Union Not Supporting Gravediggers
Daily Nation, 20 June 2000. Gravediggers, who have threatened industrial action if they are not granted a hazard allowance, do not have the backing of their trade union. Some of the 66 workers have threatened a work stoppage in an effort to show "they mean business", but the SSA shop steward says courtesy requires meeting with management at least twice first.
NUPW members: Fire the president
Daily Nation, 10 July 2000. Some members of the National Union of Public Workers (NUPW) want president Millicent Small sacked because he refused to reinstate three union officers. The President argued that a restructuring of the NUPW led to their being "terminated," not disciplined, and there is no provision in the constitution to challenge such a decision.
Second meeting into NUPW sackings fail
Barbados Daily Nation, 14 July 2000. Meeting of the National Union of Public Workers (NUPW) concerning sacking of two union officers by reason of union restructuring. Meeting fails for lack of quorum.

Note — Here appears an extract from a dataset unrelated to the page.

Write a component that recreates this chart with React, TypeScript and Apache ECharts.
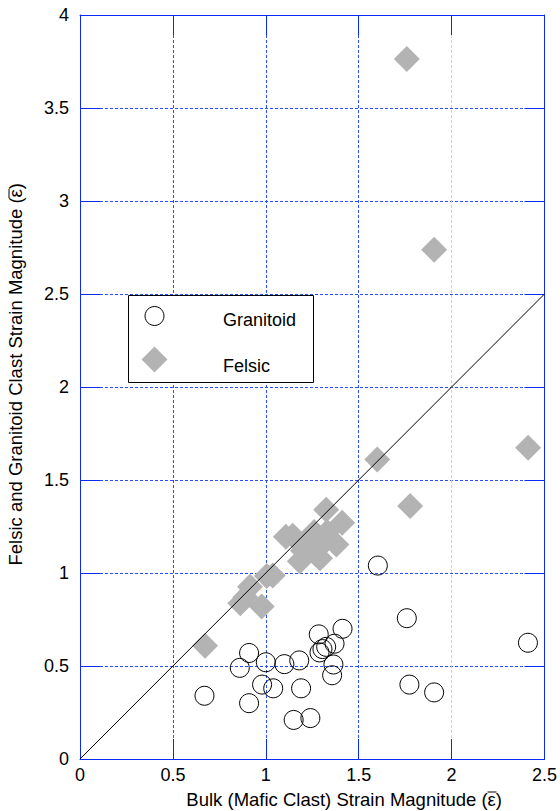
import React, { useEffect, useRef } from "react";
import * as echarts from "echarts";

// ---- data ----
const xTicks = [0, 0.5, 1, 1.5, 2, 2.5];
const yTicks = [0, 0.5, 1, 1.5, 2, 2.5, 3, 3.5, 4];

const granitoid: [number, number][] = [
  [0.67, 0.34], [0.91, 0.30], [0.86, 0.49], [0.91, 0.57], [0.98, 0.40],
  [1.0, 0.52], [1.04, 0.38], [1.10, 0.51], [1.18, 0.53], [1.19, 0.38],
  [1.15, 0.21], [1.24, 0.22], [1.285, 0.67], [1.413, 0.70], [1.37, 0.62],
  [1.289, 0.573], [1.305, 0.591], [1.325, 0.603], [1.364, 0.508], [1.357, 0.45],
  [1.603, 1.04], [1.759, 0.757], [1.773, 0.40], [1.906, 0.358], [2.411, 0.625],
];

const felsic: [number, number][] = [
  [0.673, 0.609],
  [0.863, 0.838], [0.89, 0.87], [0.915, 0.926], [0.978, 0.82], [1.005, 0.984], [1.037, 0.987],
  [1.108, 1.195], [1.145, 1.20], [1.183, 1.063], [1.20, 1.12], [1.24, 1.16], [1.26, 1.22],
  [1.27, 1.10], [1.292, 1.079], [1.30, 1.15], [1.325, 1.34], [1.33, 1.22], [1.38, 1.153],
  [1.411, 1.27],
  [1.60, 1.61], [1.777, 1.36], [2.412, 1.673], [1.906, 2.738], [1.759, 3.764],
];

const oneToOne: [number, number][] = [[0, 0], [2.5, 2.5]];

const legendNames = ["Granitoid", "Felsic"];
const xTitle = "Bulk (Mafic Clast) Strain Magnitude (\u03B5)";
const yTitle = "Felsic and Granitoid Clast Strain Magnitude (\u03B5)";

export default function App() {
  const ref = useRef<HTMLDivElement>(null);
  useEffect(() => {
    if (!ref.current) return;
    const chart = echarts.init(ref.current, null, { renderer: "svg" });
    const font = "Liberation Sans, Arial, sans-serif";
    const axisBlue = "#0a2af5";
    const gridBlue = "#2a4dff";
    const dash = [3, 2];
    const axisCommon = {
      type: "value" as const,
      axisLine: { show: true, onZero: false, lineStyle: { color: axisBlue, width: 1 } },
      axisTick: { show: true, inside: true, length: 20, lineStyle: { color: axisBlue, width: 1 } },
    };
    chart.setOption({
      animation: false,
      backgroundColor: "#ffffff",
      textStyle: { fontFamily: font },
      grid: { left: 80, top: 15, width: 466, height: 744, containLabel: false },
      xAxis: [
        {
          ...axisCommon,
          position: "bottom",
          min: xTicks[0],
          max: xTicks[xTicks.length - 1],
          interval: xTicks[1] - xTicks[0],
          axisLabel: { color: "#000", fontSize: 18, fontFamily: font, margin: 7 },
          splitLine: {
            show: true,
            showMinLine: true,
            showMaxLine: true,
            lineStyle: {
              color: [gridBlue, gridBlue, gridBlue, gridBlue, "#c4cdf6", gridBlue],
              type: dash,
              width: 1,
            },
          },
        },
        {
          ...axisCommon,
          position: "top",
          min: xTicks[0],
          max: xTicks[xTicks.length - 1],
          interval: xTicks[1] - xTicks[0],
          axisLabel: { show: false },
          splitLine: { show: false },
        },
      ],
      yAxis: [
        {
          ...axisCommon,
          position: "left",
          min: yTicks[0],
          max: yTicks[yTicks.length - 1],
          interval: yTicks[1] - yTicks[0],
          axisLabel: { color: "#000", fontSize: 18, fontFamily: font, margin: 11 },
          splitLine: { show: true, lineStyle: { color: gridBlue, type: dash, width: 1 } },
        },
        {
          ...axisCommon,
          position: "right",
          min: yTicks[0],
          max: yTicks[yTicks.length - 1],
          interval: yTicks[1] - yTicks[0],
          axisLabel: { show: false },
          splitLine: { show: false },
        },
      ],
      series: [
        {
          name: legendNames[1],
          type: "scatter",
          data: felsic,
          symbol: "diamond",
          symbolSize: 26,
          itemStyle: { color: "#b3b3b3", opacity: 1 },
          z: 2,
        },
        {
          name: legendNames[0],
          type: "scatter",
          data: granitoid,
          symbol: "circle",
          symbolSize: 19,
          itemStyle: { color: "rgba(0,0,0,0)", borderColor: "#000", borderWidth: 1, opacity: 1 },
          z: 3,
        },
        {
          type: "line",
          data: oneToOne,
          symbol: "none",
          lineStyle: { color: "#000", width: 1 },
          z: 4,
        },
      ],
      graphic: [
        {
          type: "rect",
          shape: { x: 128.5, y: 295.5, width: 185, height: 87 },
          style: { fill: "#fff", stroke: "#000", lineWidth: 1 },
          z: 100,
        },
        {
          type: "circle",
          shape: { cx: 154.5, cy: 316, r: 9.5 },
          style: { fill: "none", stroke: "#000", lineWidth: 1 },
          z: 101,
        },
        {
          type: "polygon",
          shape: { points: [[154.5, 346.5], [167.5, 359.5], [154.5, 372.5], [141.5, 359.5]] },
          style: { fill: "#b3b3b3" },
          z: 101,
        },
        {
          type: "text",
          x: 223,
          y: 320,
          style: { text: legendNames[0], fill: "#000", font: `18px ${font}`, textAlign: "left", textVerticalAlign: "middle" },
          z: 101,
        },
        {
          type: "text",
          x: 223,
          y: 365.5,
          style: { text: legendNames[1], fill: "#000", font: `18px ${font}`, textAlign: "left", textVerticalAlign: "middle" },
          z: 101,
        },
        {
          type: "text",
          x: 502,
          y: 799,
          style: {
            text: xTitle,
            fill: "#000",
            font: `18.5px ${font}`,
            textAlign: "right",
            textVerticalAlign: "middle",
          },
          z: 101,
        },
        {
          type: "line",
          shape: { x1: 487.5, y1: 792, x2: 496.5, y2: 792 },
          style: { stroke: "#000", lineWidth: 1 },
          z: 101,
        },
        {
          type: "text",
          x: 15,
          y: 183,
          rotation: Math.PI / 2,
          style: {
            text: yTitle,
            fill: "#000",
            font: `18.5px ${font}`,
            textAlign: "right",
            textVerticalAlign: "middle",
          },
          z: 101,
        },
        {
          type: "line",
          shape: { x1: 9, y1: 189, x2: 9, y2: 198 },
          style: { stroke: "#000", lineWidth: 1 },
          z: 101,
        },
      ],
    });
    return () => chart.dispose();
  }, []);
  return (
    <div
      ref={ref}
      style={{ position: "absolute", left: 0, top: 0, width: 560, height: 811, background: "#fff" }}
    />
  );
}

New world order brings fresh approach to trade unions
Barbados Daily Nation, 24 July 2000. SAP and working-class nationalism: The BWU General Secretary feels that the structural adjustments of the 1990s and globalisation significantly changes companies' approached to labour, and desired productivity requires greater attention to the needs of the workers; internal fighting between employers and Barbados as a whole is not necessary, but rather a united approach to fighting the external world.